I’m getting some fantastic reading done, and my soul is full of oxygen. On this Thanksgiving week, I am thankful for all the wonderful writers who ever lived and the publishing professionals who had the insight to usher their works into the world so we can breathe.

Remember to breathe, everyone.

Tuesday, November 13, 2018

This Date in History


~November 13~

Indulge me as I reminisce, combining world history with personal.

The year was 2015, and it was Friday. DS had just moved to Paris, France, to attend graduate school. With the help of a Parisian friend, we found him a small studio on an eighth-floor walkup, something a twenty-year-old can manage even if we wouldn’t want to. It was in a central and hipsterish arrondissement #2, on the right bank of the Seine River, next door to a lovely park and a famous patisserie.

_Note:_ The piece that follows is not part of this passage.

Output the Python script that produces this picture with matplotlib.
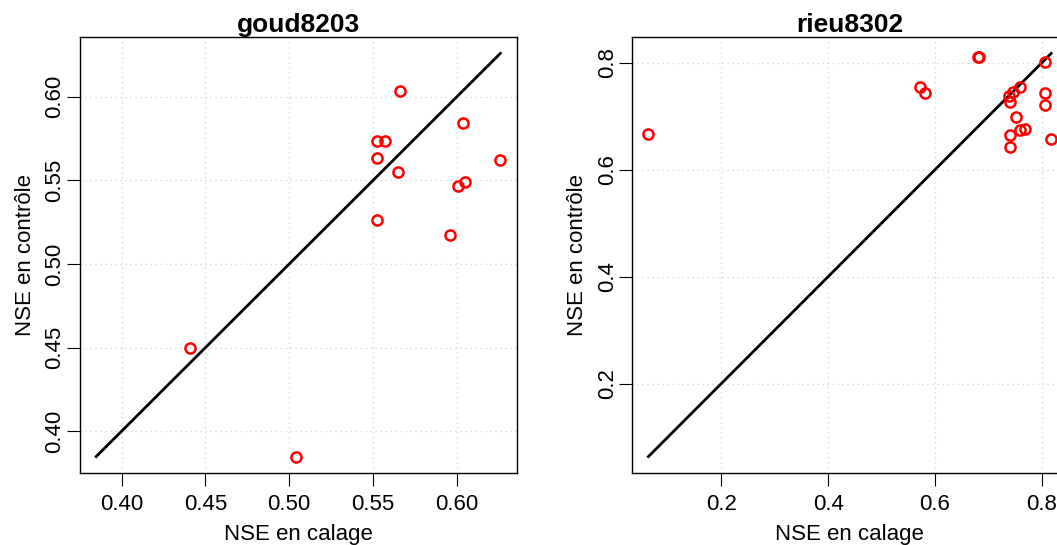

I had a weekly skyping “date” with him, which he had set, every Friday at six in the evening, (for him) nine in the morning. (For me.)
We had just spoken, and all was well.

And then it wasn’t.

In a matter of a few hours, terrorist attacked Paris in various locations and when it was over, more than a hundred and thirty people were dead and a hundred more left in critical condition. Two of the attacks were very close to DS’s location, one only blocks away.


Our Parisian friend was able to call him and find him at home. He was not following the news, so she was his source of warning to stay put and not go out to a café or a stroll, something most young folks living where he was would consider a most natural thing on a pleasant night.


I was reminded of my growing up years in Israel, with traumatized American relatives calling every time Jerusalem managed to make the news. Often these relatives were the ones to let us know what had happened before we knew.


I’d be tempted to say that Paris changed forever, but it’s my understanding that it hasn’t. Like Israel, or New York City after 9/11, the city rebounded, and thus the terrorists lost.


And something else came back to my consciousness. It takes very few people making bad choices to wreak havoc, and very many people making good choices to fix it.


When storytellers construct stories, we usually weigh the protagonists and antagonists evenly, at least numerically. My limited experience in real life reveals otherwise.


Which means we, the many, must work harder if we are to make up for destructive impulses of humankind.



Tuesday, November 6, 2018

Back to Writing with a Toddler...


...Only this one is feline.

When my kids were little, writing with them present was impossible. First drafting, at least, is something I must do without distractions.

To all who have done it with babies on their knee, my virtual hat is off to you.


When they got older and I was more experienced, I still wrote first drafts when they were at school. One of my kiddos, in particular, had the habit of bursting in with frequent non-emergencies, and for me— managing to stay in “the zone” was not doable.


The empty nest brought three new felines. I missed my kids’ interruptions most of the time, so the cats took over. But the cats respected writing time. They had their things to do, and we all got our work done.


Until now. Enter our newest resident, Miss Nougat.




It’s quieter than ever, with my kids off to peruse their lives far away, and I miss them terribly. But I should be relishing the freedom to first draft with guaranteed quiet.

Nougat has other ideas.


She talks all the time. Not typical meows of her species, but short and long sentences, punctuated with exclamations and question marks. I swear, her vocabulary is very rich.


She also insists I pay attention, resorting to performing tricks, playing ball games, attacking the furniture and if that doesn’t get me to stop what I’m doing and join her, she resorts to folding her ear back so I can gape incredulously.


How is one supposed to write a first draft that isn’t punctuated by #@!~*&^%.......?


G-d love her, every bit. And help me.
J

That’s about where we are. All suggestions welcome.